Pet parents simply submit their answers and within minutes receive an email offering feedback on their cat’s (or cats’) happiness level. The quiz pinpoints signs that a cat may be stressed—for example, peeing accidents, excessive scratching, or hiding—and provides tips on how to address these problems.
Cats lack the facial expressiveness of dogs and are generally quieter, so their behaviors can be harder to interpret, say experts at the Humane Society of the United States (HSUS). However, by paying attention to your kitty’s vocalizations, body postures, and daily routine, you can learn how she’s feeling. Here are some signs that your cat is a happy camper.
Purring on your lap
If your cat is curled up on your lap, half asleep and purring in response to your gentle strokes, chances are good that she’s relaxed and happy. In many cases, say the experts at Meow Mix, soft purring signals your cat’s satisfaction with the world and is an audible sign of her contentment. However, despite popular, belief purring doesn’t always indicate happiness. Some cats also purr when they are hungry or stressed. The key to deciphering the purr is to consider it in context with other clues, like your cat’s body language and demeanor.
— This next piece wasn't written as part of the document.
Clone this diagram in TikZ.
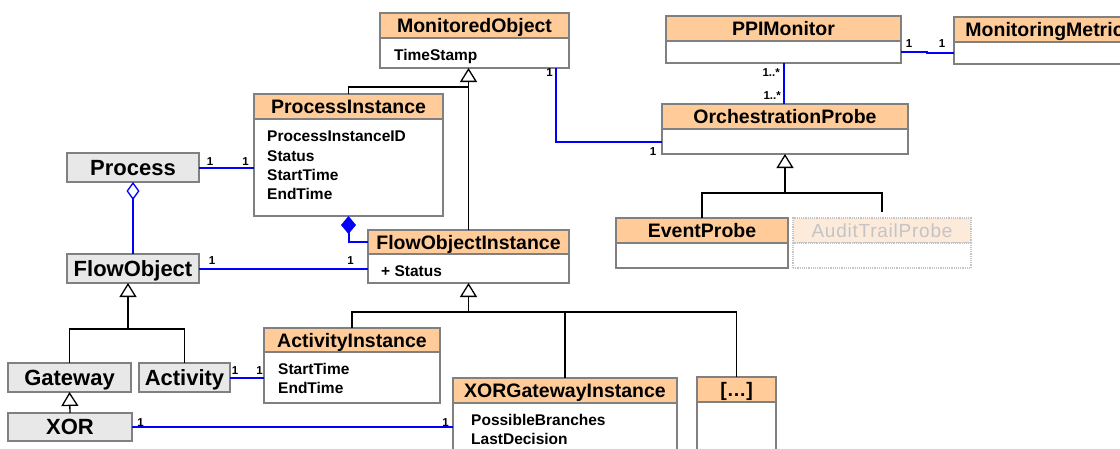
\documentclass[tikz,border=0pt]{standalone}
\usepackage{fontspec}
\setmainfont{Liberation Sans}
\usetikzlibrary{arrows.meta,calc}
\definecolor{hdrorange}{HTML}{FFCC99}
\definecolor{bordergray}{HTML}{808080}
\definecolor{boxgray}{HTML}{E8E8E8}
\definecolor{assocblue}{HTML}{0000FF}
\definecolor{fadeorange}{HTML}{FCEADB}
\definecolor{fadegray}{HTML}{C4C4C4}
\tikzset{
  hdrbox/.style={draw=bordergray, fill=hdrorange, line width=1.5pt, inner sep=0pt, outer sep=0pt,
    font=\bfseries\fontsize{19.5}{21}\selectfont, text height=14pt, text depth=0pt},
  bodybox/.style={draw=bordergray, fill=white, line width=1.5pt, inner sep=0pt, outer sep=0pt},
  fadehdr/.style={draw=fadegray, densely dotted, fill=fadeorange, line width=1.2pt, inner sep=0pt, outer sep=0pt,
    text=fadegray, font=\addfontfeatures{LetterSpace=4}\fontsize{19}{21}\selectfont, text height=13.6pt, text depth=0pt},
  fadebody/.style={draw=fadegray, densely dotted, fill=white, line width=1.2pt, inner sep=0pt, outer sep=0pt},
  graybox/.style={draw=bordergray, fill=boxgray, line width=1.5pt, inner sep=0pt, outer sep=0pt, anchor=north west,
    font=\bfseries\fontsize{22}{24}\selectfont, text height=15.8pt, text depth=0pt},
  attr/.style={anchor=west, inner sep=0pt, font=\bfseries\fontsize{15.5}{17}\selectfont, text height=11.1pt, text depth=0pt},
  mult/.style={inner sep=0pt, font=\bfseries\fontsize{11.5}{13}\selectfont, text height=8.2pt, text depth=0pt},
  assoc/.style={draw=assocblue, line width=2pt},
  inhline/.style={draw=black, line width=1.3pt},
  inh/.style={inhline, -{Triangle[open, fill=white, length=14pt, width=17pt, line width=1.3pt]}},
}
\newcommand{\umlcls}[8]{%
  \node[#8hdr, anchor=north west, minimum width={(#4-#2)*1pt}, minimum height={(#5-#3)*1pt}] (#1-h) at (#2,#3) {#7};
  \node[#8body, anchor=north west, minimum width={(#4-#2)*1pt}, minimum height={(#6-#5)*1pt}] (#1-b) at (#2,#5) {};
}
\tikzset{uhdr/.style={hdrbox}, ubody/.style={bodybox}, fhdr/.style={fadehdr}, fbody/.style={fadebody}}
\begin{document}
\begin{tikzpicture}[x=1pt, y=-1pt]
\useasboundingbox[fill=white] (0,0) rectangle (1120,448);
\begin{scope}
\clip (0,0) rectangle (1120,448);
% classes
\umlcls{mo}{380}{13}{569}{38}{68}{MonitoredObject}{u}
\umlcls{pi}{254}{94}{443}{119}{216}{ProcessInstance}{u}
\umlcls{foi}{368}{230}{569}{254}{283}{FlowObjectInstance}{u}
\umlcls{ai}{264}{328}{440}{352}{403}{ActivityInstance}{u}
\umlcls{xgi}{453}{378}{677}{403}{470}{XORGatewayInstance}{u}
\umlcls{dots}{697}{377}{776}{402}{470}{[\dots]}{u}
\umlcls{ppi}{666}{16}{901}{41}{63}{PPIMonitor}{u}
\umlcls{mm}{954}{17}{1135}{42}{64}{MonitoringMetric}{u}
\umlcls{op}{662}{104}{908}{129}{154}{OrchestrationProbe}{u}
\umlcls{ep}{616}{218}{788}{243}{268}{EventProbe}{u}
\umlcls{atp}{793}{218}{971}{243}{268}{AuditTrailProbe}{f}
% gray boxes
\node[graybox, minimum width=132pt, minimum height=29pt] (pr) at (67,153) {Process};
\node[graybox, minimum width=132pt, minimum height=29pt] (fo) at (67,254) {FlowObject};
\node[graybox, minimum width=123pt, minimum height=29pt] (gw) at (8,363) {Gateway};
\node[graybox, minimum width=91pt, minimum height=29pt] (act) at (139,363) {Activity};
\node[graybox, minimum width=124pt, minimum height=28pt] (xor) at (8,413) {XOR};
% attributes
\node[attr] (mo-a1) at (394,54.5) {TimeStamp};
\node[attr] (pi-a1) at (267,136) {ProcessInstanceID};
\node[attr] (pi-a2) at (267,156) {Status};
\node[attr] (pi-a3) at (267,175) {StartTime};
\node[attr] (pi-a4) at (267,193.5) {EndTime};
\node[attr] (foi-a1) at (381,270.5) {+ Status};
\node[attr] (ai-a1) at (278,368.5) {StartTime};
\node[attr] (ai-a2) at (278,387.5) {EndTime};
\node[attr] (xgi-a1) at (471,419.5) {PossibleBranches};
\node[attr] (xgi-a2) at (471,438.5) {LastDecision};
% associations
\draw[assoc] ($(mo-b.south east)+(-13,0)$) |- (op-b.west);
\draw[assoc] (ppi-b.east) -- ++(26,0) |- (mm-b.west);
\draw[assoc] (ppi-b.south) -- (ppi-b.south |- op-h.north);
\draw[assoc] (pr.east) -- (pr.east -| pi-b.west);
\draw[assoc] (fo.east) -- (fo.east -| foi-b.west);
\draw[assoc] (act.east) -- (act.east -| ai-b.west);
\draw[assoc] (xor.east) -- (xor.east -| xgi-b.west);
\draw[assoc, -{Diamond[open, fill=white, length=18pt, width=13pt, line width=1.3pt]}] (fo.north) -- (pr.south);
\draw[assoc, -{Diamond[fill=assocblue, length=18pt, width=15pt]}] (foi-h.west) -| (pi-b.south);
% generalizations
\coordinate (mobar) at (468.5,87);
\draw[inh] (foi-h.north) -- (foi-h.north |- mo-b.south);
\draw[inhline] (pi-h.north) |- (mobar);
\coordinate (opbar) at (785,193);
\draw[inh] (ep-h.north) |- (opbar) -- (opbar |- op-b.south);
\draw[inhline] ($(atp-h.north)+(0,-6)$) |- (opbar);
\coordinate (foibar) at (468.5,312);
\draw[inh] (ai-h.north) |- (foibar) -- (foibar |- foi-b.south);
\draw[inhline] (xgi-h.north) |- (foibar);
\draw[inhline] (dots-h.north) |- (foibar);
\coordinate (fobar) at (128,329);
\draw[inh] (gw.north) |- (fobar) -- (fobar |- fo.south);
\draw[inhline] (act.north) |- (fobar);
\draw[inh] (xor.north) -- (gw.south);
% multiplicities
\node[mult] (m1) at (549.5,72) {1};
\node[mult] (m2) at (653,151) {1};
\node[mult] (m3) at (909,43.5) {1};
\node[mult] (m4) at (942,43.5) {1};
\node[mult, anchor=east] (m5) at (780,72) {1..*};
\node[mult, anchor=east] (m6) at (781,95) {1..*};
\node[mult] (m7) at (210,161) {1};
\node[mult] (m8) at (245.5,161) {1};
\node[mult] (m9) at (212,260.5) {1};
\node[mult] (m10) at (350.5,260.5) {1};
\node[mult] (m11) at (235,370) {1};
\node[mult] (m12) at (259.5,370) {1};
\node[mult] (m13) at (140.5,422.5) {1};
\node[mult] (m14) at (445.5,422.5) {1};
\end{scope}
\end{tikzpicture}
\end{document}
This is when cats work their paws on a soft surface, like your lap or a favorite blanket, as if kneading bread dough. Some cats may even drool and their eyes may glaze over, showing how content they are with this activity. According to HSUS experts, this is a leftover behavior from nursing, when kittens massaged their mother’s teats to make milk flow. Behaviorists believe that cats knead when they are really happy.
Your cat loves her food
Does your cat ask you for food by rubbing around your legs and meowing, or by leading you to her food bowl? A cat who loves her food and has a healthy appetite is generally happy. Carefully monitoring your cat’s eating habits is a great way to tell how she’s feeling, say experts at PetMD. For instance, if she’s overeating, it could mean she’s bored or depressed. Meanwhile, loss of appetite could signal a health problem.
Grooming herself in your presence
Grooming is an important part of a cat’s day. If your cat grooms herself near you, it’s a good indication that she’s content in her environment and trusts you, say experts at the Nebraska Humane Society. A great way to bond and show affection to your cat is to brush her while she’s settled down beside you.
Your cat loves laying on you
According to Ceva Animal Health, cuddling up on your lap is one way your cat shows that she loves you. Other signs of kitty love and contentment include headbutting and nose kisses. When your cat shows this type of affection, be sure to show your love by petting her gently until she falls asleep.
Your cat’s tail is held high
If your cat approaches with her tail straight up in the air and a relaxed flick at the top, that is a sign that she’s happy and confident. Pay close attention to the tip of the tail, though. If your cat’s tail is held high but the tip has a crook, that means she is undecided about what she feels, according to Beverly Hills Veterinary Associates. And when the tail is held high with the fur bristled or puffed out, that means she is agitated, angry, or afraid.
As pet parents, we all want to know that our animal companions are happy living with us. That can be especially challenging with cats, say the experts at Ceva Animal Health, because “our modern life often conflicts with our cat’s natural needs.” For example, we keep our cats inside for their safety when many of them would love to roam. Also, some cats would prefer their own space but have to adjust to living in a multi-pet household. A big step in helping our cats adjust to life indoors is understanding their body language. When we recognize the signs that our cats are stressed, we can take the necessary steps to help them become relaxed, happy members of our family.